Sur ces trois points, je continue de plaider pour une réforme urgente des règles, notamment celles de l’OCDE sur les conditions d’octroi des crédits export. On ne peut pas appliquer les mêmes standards à des pays à forces et besoins inégaux.
Nous voulons un assouplissement des règles de plafonnement de l’endettement et du déficit budgétaire, et une correction de la perception du risque d’investissement en Afrique, pour une notation plus juste, et donc des coûts de primes d’assurance moins élevés.
C’est ce paquet de réformes qui facilitera l’accès de nos pays aux ressources nécessaires au financement de leurs efforts de relance et d’émergence.

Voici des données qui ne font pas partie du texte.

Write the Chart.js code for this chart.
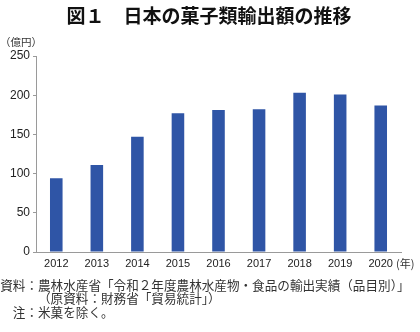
<!DOCTYPE html>
<html>
<head>
<meta charset="utf-8">
<script src="https://cdn.jsdelivr.net/npm/chart.js@4"></script>
<style>
  html, body { margin: 0; padding: 0; background: #fff; }
  #wrap { width: 420px; height: 332px; }
</style>
</head>
<body>
<div id="wrap"><canvas id="exports-chart" width="420" height="332"></canvas></div>
<script>
// 菓子類輸出額（億円）
const years = ['2012', '2013', '2014', '2015', '2016', '2017', '2018', '2019', '2020'];
const exportValues = [94, 111, 147, 177, 181, 182, 203, 201, 187];
const yTicks = [0, 50, 100, 150, 200, 250];

const titleText = '図１　日本の菓子類輸出額の推移';
const unitText = '（億円）';
const yearUnitText = '(年)';
const notes = [
    { label: '資料：', text: '農林水産省「令和２年度農林水産物・食品の輸出実績（品目別）」' },
    { label: '', text: '（原資料：財務省「貿易統計」）' },
    { label: '注：', text: '米菓を除く。' }
];

const jpFont = '"Noto Sans CJK JP", "Noto Sans", sans-serif';

// title, units and source notes drawn around the plot
const textPlugin = {
    id: 'chartTexts',
    afterDraw(chart) {
        const ctx = chart.ctx;
        ctx.save();
        ctx.fillStyle = '#111';
        ctx.font = 'bold 19px ' + jpFont;
        ctx.textAlign = 'center';
        ctx.textBaseline = 'middle';
        ctx.fillText(titleText, 209, 16);

        ctx.fillStyle = '#333';
        ctx.font = '10.5px ' + jpFont;
        ctx.textAlign = 'left';
        ctx.fillText(unitText, 0, 42);

        ctx.font = '11px ' + jpFont;
        ctx.fillText(yearUnitText, 396, 264);

        ctx.font = '12.6px ' + jpFont;
        const rows = [285, 298.5, 312];
        notes.forEach((n, i) => {
            ctx.textAlign = 'right';
            ctx.fillText(n.label, 38, rows[i]);
            ctx.textAlign = 'left';
            ctx.fillText(n.text, 38, rows[i]);
        });
        ctx.restore();
    }
};

const ctx = document.getElementById('exports-chart').getContext('2d');
new Chart(ctx, {
    type: 'bar',
    data: {
        labels: years,
        datasets: [{
            data: exportValues,
            backgroundColor: 'rgb(47, 85, 166)',
            borderWidth: 0,
            barPercentage: 0.31,
            categoryPercentage: 1.0
        }]
    },
    options: {
        responsive: false,
        animation: false,
        layout: { padding: { left: 0, right: 19, top: 56, bottom: 60 } },
        plugins: {
            legend: { display: false },
            tooltip: { enabled: false }
        },
        scales: {
            x: {
                grid: { display: false, drawTicks: false },
                border: { display: true, color: '#9a9a9a', width: 1 },
                ticks: {
                    color: '#222',
                    font: { family: '"Liberation Sans", Arial, sans-serif', size: 11 },
                    padding: 5,
                    maxRotation: 0
                },
                afterFit(scale) { scale.height = 20; }
            },
            y: {
                min: 0,
                max: 250,
                afterBuildTicks(scale) {
                    scale.ticks = yTicks.map(v => ({ value: v }));
                },
                grid: {
                    display: true,
                    drawOnChartArea: false,
                    drawTicks: true,
                    tickLength: 3,
                    color: '#9a9a9a'
                },
                border: { display: true, color: '#9a9a9a', width: 1 },
                ticks: {
                    color: '#222',
                    font: { family: '"Liberation Sans", Arial, sans-serif', size: 12 },
                    padding: 3
                },
                afterFit(scale) { scale.width = 36; }
            }
        }
    },
    plugins: [textPlugin]
});
</script>
</body>
</html>
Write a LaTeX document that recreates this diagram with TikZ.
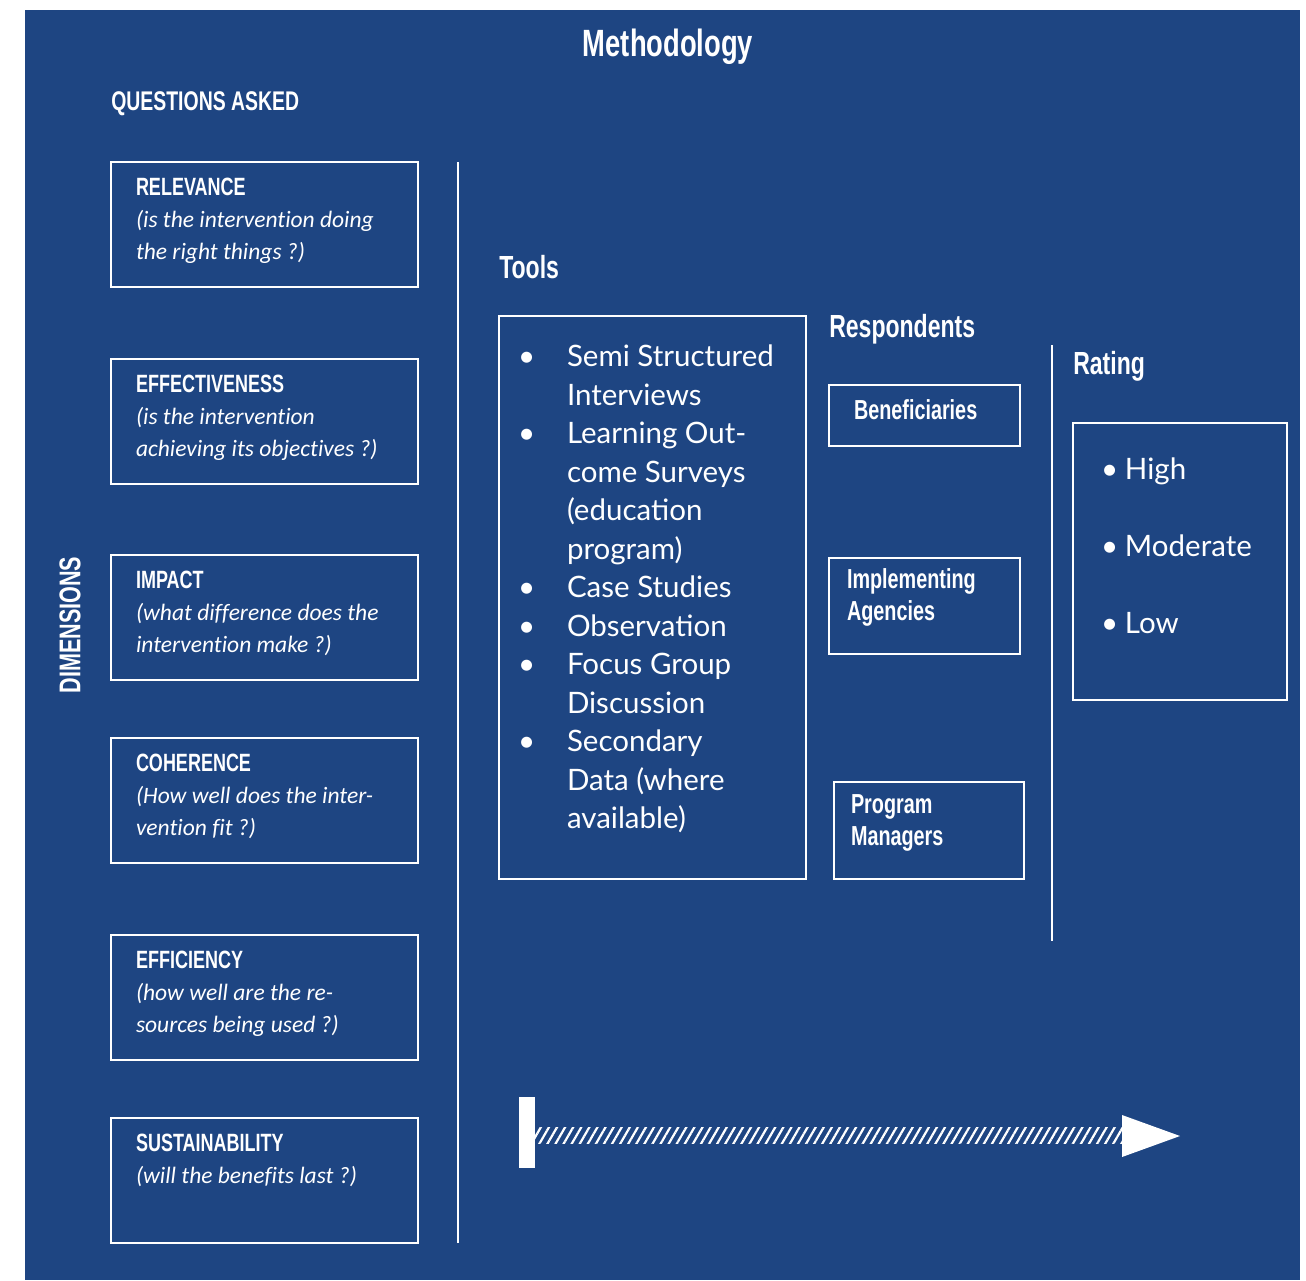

Cela dit, nous convenons aussi qu’il faut poursuivre les réformes à l’échelle nationale pour faciliter l’investissement, simplifier et élargir la base d’imposition fiscale afin d’accroitre la mobilisation des ressources internes, et soutenir la transparence budgétaire.
C’est le sens de nos efforts dans le cadre du Doing buisness et du Compact with Africa. Je dois remercier la Chancelière Merkel pour tous les efforts qu’elle consacre à cette initiative et son soutien au partenariat sénégalo-allemand dans ce domaine.
Pour conclure, je dirai que ce sommet sera une réussite s’il parvient à établir et porter une dynamique novatrice à trois niveaux : un, la réforme ; deux, un nouvel état d’esprit de partenariat ; et trois, de nouveaux paradigmes pour un New Deal, à défaut d’un Plan Marshal pour l’Afrique. Je vous remercie.